— WHAT NEEDS TO BE DONE —
Transcribe the material in full, exactly as written.

— INFORMATION SUPPLIED —
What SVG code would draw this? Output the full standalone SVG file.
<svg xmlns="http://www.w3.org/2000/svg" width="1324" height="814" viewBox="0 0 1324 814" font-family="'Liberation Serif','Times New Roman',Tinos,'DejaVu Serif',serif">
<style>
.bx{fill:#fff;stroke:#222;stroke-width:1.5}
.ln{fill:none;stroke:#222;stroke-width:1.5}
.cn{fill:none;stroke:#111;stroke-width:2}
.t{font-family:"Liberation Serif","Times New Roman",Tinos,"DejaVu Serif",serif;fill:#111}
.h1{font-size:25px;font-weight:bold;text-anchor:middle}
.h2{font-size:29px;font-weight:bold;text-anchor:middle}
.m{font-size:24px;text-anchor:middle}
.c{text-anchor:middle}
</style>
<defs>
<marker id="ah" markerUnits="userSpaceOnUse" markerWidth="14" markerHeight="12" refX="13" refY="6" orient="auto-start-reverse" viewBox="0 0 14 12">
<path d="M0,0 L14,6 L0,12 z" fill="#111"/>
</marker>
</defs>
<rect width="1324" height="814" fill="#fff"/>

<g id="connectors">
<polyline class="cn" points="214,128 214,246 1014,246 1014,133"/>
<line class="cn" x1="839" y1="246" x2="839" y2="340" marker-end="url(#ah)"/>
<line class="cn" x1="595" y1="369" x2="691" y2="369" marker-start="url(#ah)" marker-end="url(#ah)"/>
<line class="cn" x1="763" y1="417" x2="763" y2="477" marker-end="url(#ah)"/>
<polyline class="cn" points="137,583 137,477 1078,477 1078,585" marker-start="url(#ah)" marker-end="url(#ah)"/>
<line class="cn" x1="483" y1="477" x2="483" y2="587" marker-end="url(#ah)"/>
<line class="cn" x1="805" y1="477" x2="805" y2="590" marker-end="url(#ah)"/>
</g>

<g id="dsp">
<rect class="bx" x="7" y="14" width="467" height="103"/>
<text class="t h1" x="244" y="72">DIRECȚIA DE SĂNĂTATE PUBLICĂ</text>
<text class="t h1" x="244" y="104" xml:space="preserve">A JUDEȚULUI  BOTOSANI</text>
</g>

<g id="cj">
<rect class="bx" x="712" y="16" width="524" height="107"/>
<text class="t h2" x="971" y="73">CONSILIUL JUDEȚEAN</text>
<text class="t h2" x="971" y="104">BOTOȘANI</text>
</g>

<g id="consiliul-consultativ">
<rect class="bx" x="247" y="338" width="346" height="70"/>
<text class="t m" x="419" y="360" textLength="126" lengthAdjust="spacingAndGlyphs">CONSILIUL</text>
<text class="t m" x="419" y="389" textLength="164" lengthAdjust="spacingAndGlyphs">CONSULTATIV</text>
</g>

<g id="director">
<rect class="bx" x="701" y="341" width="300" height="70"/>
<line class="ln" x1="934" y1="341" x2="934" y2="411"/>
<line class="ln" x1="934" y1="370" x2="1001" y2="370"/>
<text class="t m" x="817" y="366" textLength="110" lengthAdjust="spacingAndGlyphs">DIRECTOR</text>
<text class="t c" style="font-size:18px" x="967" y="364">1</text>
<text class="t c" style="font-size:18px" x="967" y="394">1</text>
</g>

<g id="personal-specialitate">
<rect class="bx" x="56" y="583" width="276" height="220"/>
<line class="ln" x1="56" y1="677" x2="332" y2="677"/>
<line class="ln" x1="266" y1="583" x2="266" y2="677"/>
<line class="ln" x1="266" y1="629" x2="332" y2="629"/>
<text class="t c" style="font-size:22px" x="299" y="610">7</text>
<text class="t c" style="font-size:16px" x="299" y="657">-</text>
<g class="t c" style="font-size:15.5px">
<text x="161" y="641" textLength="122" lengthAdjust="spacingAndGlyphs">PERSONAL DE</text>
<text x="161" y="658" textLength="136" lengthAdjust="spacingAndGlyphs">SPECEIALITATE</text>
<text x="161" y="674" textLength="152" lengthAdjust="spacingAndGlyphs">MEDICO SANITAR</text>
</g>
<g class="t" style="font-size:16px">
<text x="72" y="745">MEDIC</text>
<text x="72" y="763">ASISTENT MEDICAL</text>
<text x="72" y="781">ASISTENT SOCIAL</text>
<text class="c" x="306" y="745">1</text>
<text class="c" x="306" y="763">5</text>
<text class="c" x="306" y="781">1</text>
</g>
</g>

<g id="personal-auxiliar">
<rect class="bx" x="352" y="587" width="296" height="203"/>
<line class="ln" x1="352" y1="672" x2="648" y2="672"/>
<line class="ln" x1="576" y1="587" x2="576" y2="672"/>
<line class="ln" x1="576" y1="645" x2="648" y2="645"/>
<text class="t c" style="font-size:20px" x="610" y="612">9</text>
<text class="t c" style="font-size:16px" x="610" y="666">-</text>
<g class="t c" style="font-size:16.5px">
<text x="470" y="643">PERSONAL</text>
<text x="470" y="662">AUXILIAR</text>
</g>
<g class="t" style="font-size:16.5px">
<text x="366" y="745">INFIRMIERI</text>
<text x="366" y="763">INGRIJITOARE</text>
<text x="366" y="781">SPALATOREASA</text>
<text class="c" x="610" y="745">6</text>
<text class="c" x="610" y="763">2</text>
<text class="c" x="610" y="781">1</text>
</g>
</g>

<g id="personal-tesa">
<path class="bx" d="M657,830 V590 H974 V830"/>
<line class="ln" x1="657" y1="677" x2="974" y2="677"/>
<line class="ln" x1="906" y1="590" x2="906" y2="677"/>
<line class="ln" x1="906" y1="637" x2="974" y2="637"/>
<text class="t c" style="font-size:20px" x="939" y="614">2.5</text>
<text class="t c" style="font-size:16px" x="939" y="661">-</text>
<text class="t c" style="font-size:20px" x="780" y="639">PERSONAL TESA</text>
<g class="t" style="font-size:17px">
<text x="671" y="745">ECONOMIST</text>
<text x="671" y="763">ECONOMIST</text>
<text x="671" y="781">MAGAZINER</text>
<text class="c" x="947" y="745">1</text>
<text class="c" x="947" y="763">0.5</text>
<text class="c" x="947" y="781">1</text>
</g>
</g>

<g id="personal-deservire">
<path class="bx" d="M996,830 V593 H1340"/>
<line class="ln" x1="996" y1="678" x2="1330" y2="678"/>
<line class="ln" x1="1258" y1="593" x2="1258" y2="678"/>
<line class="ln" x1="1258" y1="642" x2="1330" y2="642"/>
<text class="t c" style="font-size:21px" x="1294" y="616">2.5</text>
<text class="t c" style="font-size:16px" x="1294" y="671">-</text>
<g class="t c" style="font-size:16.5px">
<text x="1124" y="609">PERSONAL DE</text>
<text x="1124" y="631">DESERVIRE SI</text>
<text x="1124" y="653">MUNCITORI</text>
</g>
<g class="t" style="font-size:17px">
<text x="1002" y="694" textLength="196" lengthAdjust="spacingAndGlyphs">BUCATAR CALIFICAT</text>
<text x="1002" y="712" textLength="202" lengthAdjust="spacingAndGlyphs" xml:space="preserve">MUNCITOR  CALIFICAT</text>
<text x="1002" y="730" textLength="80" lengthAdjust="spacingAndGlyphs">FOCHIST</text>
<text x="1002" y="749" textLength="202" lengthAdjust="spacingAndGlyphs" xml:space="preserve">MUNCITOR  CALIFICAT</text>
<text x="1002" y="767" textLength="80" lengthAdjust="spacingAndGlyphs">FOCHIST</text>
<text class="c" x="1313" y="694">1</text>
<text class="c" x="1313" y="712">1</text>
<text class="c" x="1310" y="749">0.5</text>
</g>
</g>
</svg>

— ANSWER TO THE TASK —
What SVG code would draw this? Output the full standalone SVG file.
<svg xmlns="http://www.w3.org/2000/svg" width="1324" height="814" viewBox="0 0 1324 814" font-family="'Liberation Serif','Times New Roman',Tinos,'DejaVu Serif',serif">
<style>
.bx{fill:#fff;stroke:#222;stroke-width:1.5}
.ln{fill:none;stroke:#222;stroke-width:1.5}
.cn{fill:none;stroke:#111;stroke-width:2}
.t{font-family:"Liberation Serif","Times New Roman",Tinos,"DejaVu Serif",serif;fill:#111}
.h1{font-size:25px;font-weight:bold;text-anchor:middle}
.h2{font-size:29px;font-weight:bold;text-anchor:middle}
.m{font-size:24px;text-anchor:middle}
.c{text-anchor:middle}
</style>
<defs>
<marker id="ah" markerUnits="userSpaceOnUse" markerWidth="14" markerHeight="12" refX="13" refY="6" orient="auto-start-reverse" viewBox="0 0 14 12">
<path d="M0,0 L14,6 L0,12 z" fill="#111"/>
</marker>
</defs>
<rect width="1324" height="814" fill="#fff"/>

<g id="connectors">
<polyline class="cn" points="214,128 214,246 1014,246 1014,133"/>
<line class="cn" x1="839" y1="246" x2="839" y2="340" marker-end="url(#ah)"/>
<line class="cn" x1="595" y1="369" x2="691" y2="369" marker-start="url(#ah)" marker-end="url(#ah)"/>
<line class="cn" x1="763" y1="417" x2="763" y2="477" marker-end="url(#ah)"/>
<polyline class="cn" points="137,583 137,477 1078,477 1078,585" marker-start="url(#ah)" marker-end="url(#ah)"/>
<line class="cn" x1="483" y1="477" x2="483" y2="587" marker-end="url(#ah)"/>
<line class="cn" x1="805" y1="477" x2="805" y2="590" marker-end="url(#ah)"/>
</g>

<g id="dsp">
<rect class="bx" x="7" y="14" width="467" height="103"/>
<text class="t h1" x="244" y="72">DIRECȚIA DE SĂNĂTATE PUBLICĂ</text>
<text class="t h1" x="244" y="104" xml:space="preserve">A JUDEȚULUI  BOTOSANI</text>
</g>

<g id="cj">
<rect class="bx" x="712" y="16" width="524" height="107"/>
<text class="t h2" x="971" y="73">CONSILIUL JUDEȚEAN</text>
<text class="t h2" x="971" y="104">BOTOȘANI</text>
</g>

<g id="consiliul-consultativ">
<rect class="bx" x="247" y="338" width="346" height="70"/>
<text class="t m" x="419" y="360" textLength="126" lengthAdjust="spacingAndGlyphs">CONSILIUL</text>
<text class="t m" x="419" y="389" textLength="164" lengthAdjust="spacingAndGlyphs">CONSULTATIV</text>
</g>

<g id="director">
<rect class="bx" x="701" y="341" width="300" height="70"/>
<line class="ln" x1="934" y1="341" x2="934" y2="411"/>
<line class="ln" x1="934" y1="370" x2="1001" y2="370"/>
<text class="t m" x="817" y="366" textLength="110" lengthAdjust="spacingAndGlyphs">DIRECTOR</text>
<text class="t c" style="font-size:18px" x="967" y="364">1</text>
<text class="t c" style="font-size:18px" x="967" y="394">1</text>
</g>

<g id="personal-specialitate">
<rect class="bx" x="56" y="583" width="276" height="220"/>
<line class="ln" x1="56" y1="677" x2="332" y2="677"/>
<line class="ln" x1="266" y1="583" x2="266" y2="677"/>
<line class="ln" x1="266" y1="629" x2="332" y2="629"/>
<text class="t c" style="font-size:22px" x="299" y="610">7</text>
<text class="t c" style="font-size:16px" x="299" y="657">-</text>
<g class="t c" style="font-size:15.5px">
<text x="161" y="641" textLength="122" lengthAdjust="spacingAndGlyphs">PERSONAL DE</text>
<text x="161" y="658" textLength="136" lengthAdjust="spacingAndGlyphs">SPECEIALITATE</text>
<text x="161" y="674" textLength="152" lengthAdjust="spacingAndGlyphs">MEDICO SANITAR</text>
</g>
<g class="t" style="font-size:16px">
<text x="72" y="745">MEDIC</text>
<text x="72" y="763">ASISTENT MEDICAL</text>
<text x="72" y="781">ASISTENT SOCIAL</text>
<text class="c" x="306" y="745">1</text>
<text class="c" x="306" y="763">5</text>
<text class="c" x="306" y="781">1</text>
</g>
</g>

<g id="personal-auxiliar">
<rect class="bx" x="352" y="587" width="296" height="203"/>
<line class="ln" x1="352" y1="672" x2="648" y2="672"/>
<line class="ln" x1="576" y1="587" x2="576" y2="672"/>
<line class="ln" x1="576" y1="645" x2="648" y2="645"/>
<text class="t c" style="font-size:20px" x="610" y="612">9</text>
<text class="t c" style="font-size:16px" x="610" y="666">-</text>
<g class="t c" style="font-size:16.5px">
<text x="470" y="643">PERSONAL</text>
<text x="470" y="662">AUXILIAR</text>
</g>
<g class="t" style="font-size:16.5px">
<text x="366" y="745">INFIRMIERI</text>
<text x="366" y="763">INGRIJITOARE</text>
<text x="366" y="781">SPALATOREASA</text>
<text class="c" x="610" y="745">6</text>
<text class="c" x="610" y="763">2</text>
<text class="c" x="610" y="781">1</text>
</g>
</g>

<g id="personal-tesa">
<path class="bx" d="M657,830 V590 H974 V830"/>
<line class="ln" x1="657" y1="677" x2="974" y2="677"/>
<line class="ln" x1="906" y1="590" x2="906" y2="677"/>
<line class="ln" x1="906" y1="637" x2="974" y2="637"/>
<text class="t c" style="font-size:20px" x="939" y="614">2.5</text>
<text class="t c" style="font-size:16px" x="939" y="661">-</text>
<text class="t c" style="font-size:20px" x="780" y="639">PERSONAL TESA</text>
<g class="t" style="font-size:17px">
<text x="671" y="745">ECONOMIST</text>
<text x="671" y="763">ECONOMIST</text>
<text x="671" y="781">MAGAZINER</text>
<text class="c" x="947" y="745">1</text>
<text class="c" x="947" y="763">0.5</text>
<text class="c" x="947" y="781">1</text>
</g>
</g>

<g id="personal-deservire">
<path class="bx" d="M996,830 V593 H1340"/>
<line class="ln" x1="996" y1="678" x2="1330" y2="678"/>
<line class="ln" x1="1258" y1="593" x2="1258" y2="678"/>
<line class="ln" x1="1258" y1="642" x2="1330" y2="642"/>
<text class="t c" style="font-size:21px" x="1294" y="616">2.5</text>
<text class="t c" style="font-size:16px" x="1294" y="671">-</text>
<g class="t c" style="font-size:16.5px">
<text x="1124" y="609">PERSONAL DE</text>
<text x="1124" y="631">DESERVIRE SI</text>
<text x="1124" y="653">MUNCITORI</text>
</g>
<g class="t" style="font-size:17px">
<text x="1002" y="694" textLength="196" lengthAdjust="spacingAndGlyphs">BUCATAR CALIFICAT</text>
<text x="1002" y="712" textLength="202" lengthAdjust="spacingAndGlyphs" xml:space="preserve">MUNCITOR  CALIFICAT</text>
<text x="1002" y="730" textLength="80" lengthAdjust="spacingAndGlyphs">FOCHIST</text>
<text x="1002" y="749" textLength="202" lengthAdjust="spacingAndGlyphs" xml:space="preserve">MUNCITOR  CALIFICAT</text>
<text x="1002" y="767" textLength="80" lengthAdjust="spacingAndGlyphs">FOCHIST</text>
<text class="c" x="1313" y="694">1</text>
<text class="c" x="1313" y="712">1</text>
<text class="c" x="1310" y="749">0.5</text>
</g>
</g>
</svg>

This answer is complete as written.